Plotting code records:
• • • •
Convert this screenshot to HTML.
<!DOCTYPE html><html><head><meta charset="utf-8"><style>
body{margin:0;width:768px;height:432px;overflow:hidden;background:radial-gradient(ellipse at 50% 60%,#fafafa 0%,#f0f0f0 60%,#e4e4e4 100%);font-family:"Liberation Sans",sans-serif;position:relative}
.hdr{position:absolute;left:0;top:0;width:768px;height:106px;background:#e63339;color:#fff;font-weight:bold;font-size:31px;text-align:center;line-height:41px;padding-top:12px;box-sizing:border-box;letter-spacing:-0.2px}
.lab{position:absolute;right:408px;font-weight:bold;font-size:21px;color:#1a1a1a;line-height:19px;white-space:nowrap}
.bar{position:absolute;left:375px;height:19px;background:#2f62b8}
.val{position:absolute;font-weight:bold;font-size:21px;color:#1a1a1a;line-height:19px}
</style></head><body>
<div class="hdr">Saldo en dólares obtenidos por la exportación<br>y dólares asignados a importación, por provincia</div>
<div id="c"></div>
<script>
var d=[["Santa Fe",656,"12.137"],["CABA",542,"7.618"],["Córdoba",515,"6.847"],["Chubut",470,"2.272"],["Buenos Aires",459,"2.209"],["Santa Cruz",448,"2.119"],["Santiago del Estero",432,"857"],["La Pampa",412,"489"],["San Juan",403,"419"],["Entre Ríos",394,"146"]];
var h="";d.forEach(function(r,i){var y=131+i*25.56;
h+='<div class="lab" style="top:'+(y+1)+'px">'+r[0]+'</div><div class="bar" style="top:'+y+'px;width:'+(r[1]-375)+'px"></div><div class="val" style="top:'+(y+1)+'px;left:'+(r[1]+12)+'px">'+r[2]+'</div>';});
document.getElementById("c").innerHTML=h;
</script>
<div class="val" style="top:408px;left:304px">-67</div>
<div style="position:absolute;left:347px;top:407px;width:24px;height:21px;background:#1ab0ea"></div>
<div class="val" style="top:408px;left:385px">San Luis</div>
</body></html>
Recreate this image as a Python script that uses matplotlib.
• • • •
> **Written exercise**:
Retype every record above exactly as it appears.

> **Correct output**:
Convert this screenshot to HTML.
<!DOCTYPE html><html><head><meta charset="utf-8"><style>
body{margin:0;width:768px;height:432px;overflow:hidden;background:radial-gradient(ellipse at 50% 60%,#fafafa 0%,#f0f0f0 60%,#e4e4e4 100%);font-family:"Liberation Sans",sans-serif;position:relative}
.hdr{position:absolute;left:0;top:0;width:768px;height:106px;background:#e63339;color:#fff;font-weight:bold;font-size:31px;text-align:center;line-height:41px;padding-top:12px;box-sizing:border-box;letter-spacing:-0.2px}
.lab{position:absolute;right:408px;font-weight:bold;font-size:21px;color:#1a1a1a;line-height:19px;white-space:nowrap}
.bar{position:absolute;left:375px;height:19px;background:#2f62b8}
.val{position:absolute;font-weight:bold;font-size:21px;color:#1a1a1a;line-height:19px}
</style></head><body>
<div class="hdr">Saldo en dólares obtenidos por la exportación<br>y dólares asignados a importación, por provincia</div>
<div id="c"></div>
<script>
var d=[["Santa Fe",656,"12.137"],["CABA",542,"7.618"],["Córdoba",515,"6.847"],["Chubut",470,"2.272"],["Buenos Aires",459,"2.209"],["Santa Cruz",448,"2.119"],["Santiago del Estero",432,"857"],["La Pampa",412,"489"],["San Juan",403,"419"],["Entre Ríos",394,"146"]];
var h="";d.forEach(function(r,i){var y=131+i*25.56;
h+='<div class="lab" style="top:'+(y+1)+'px">'+r[0]+'</div><div class="bar" style="top:'+y+'px;width:'+(r[1]-375)+'px"></div><div class="val" style="top:'+(y+1)+'px;left:'+(r[1]+12)+'px">'+r[2]+'</div>';});
document.getElementById("c").innerHTML=h;
</script>
<div class="val" style="top:408px;left:304px">-67</div>
<div style="position:absolute;left:347px;top:407px;width:24px;height:21px;background:#1ab0ea"></div>
<div class="val" style="top:408px;left:385px">San Luis</div>
</body></html>
Recreate this image as a Python script that uses matplotlib.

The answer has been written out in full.